Rome and Athens, Greece — A cool late afternoon breeze in the garden on the outskirts of Rome is always welcome for Rasha Meish and Maisa Al Said. It is a gentle reminder that the civil war in Syria is far away.
That war drove the two women's families from their homes. Happily, the day-to-day strains of life in a war zone are now over. But the families, related by marriage — Al Said's brother is married to Meish's sister — must contend with painful memories and a cruel hardship: Meish was blinded from a bomb explosion near her home in Damascus.
Ahead is the next challenging step in resettlement: finding permanent housing and work.
In one regard, the families are fortunate: their temporary residence is a resettlement house — Casa della Speranza, or "House of Hope" — on quiet, shaded grounds owned by the Missionary Sisters Servants of the Holy Spirit, an international congregation founded in 1889 in the Netherlands. The grounds house the sisters' general curia, or administrative offices, with 28 sisters from 10 countries living there.
Now in their second year at the house, the families are easing their way into life in Italy. Their time with the sisters, Al Said said, has "been beautiful — like one family."

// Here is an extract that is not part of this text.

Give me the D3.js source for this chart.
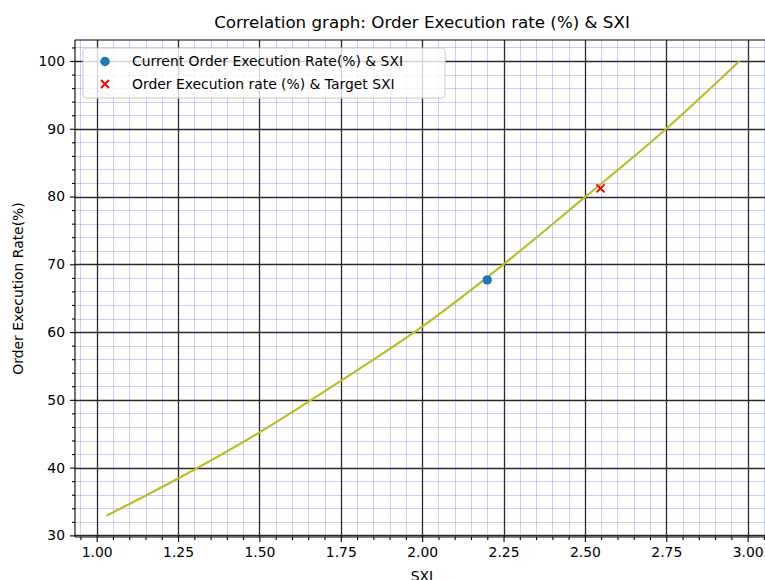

But a major change awaits them: As agreed to with the sisters, the Syrians are preparing to leave the home later this year, though the deadline has some flexibility. "They will continue living here with us until they find another house where they can live," said Sr. Francisca Florentin Garcete, a Missionary Sisters Servants from Paraguay.
Resettlement is rarely easy. After the initial trauma of being forced to flee, followed by a period of limbo — in the case of the two Syrian families, a shared experience in refugee camps in southern Lebanon — comes the process of seeking asylum, then creating new lives in a place with a strange language, strange ways and an uncertain future.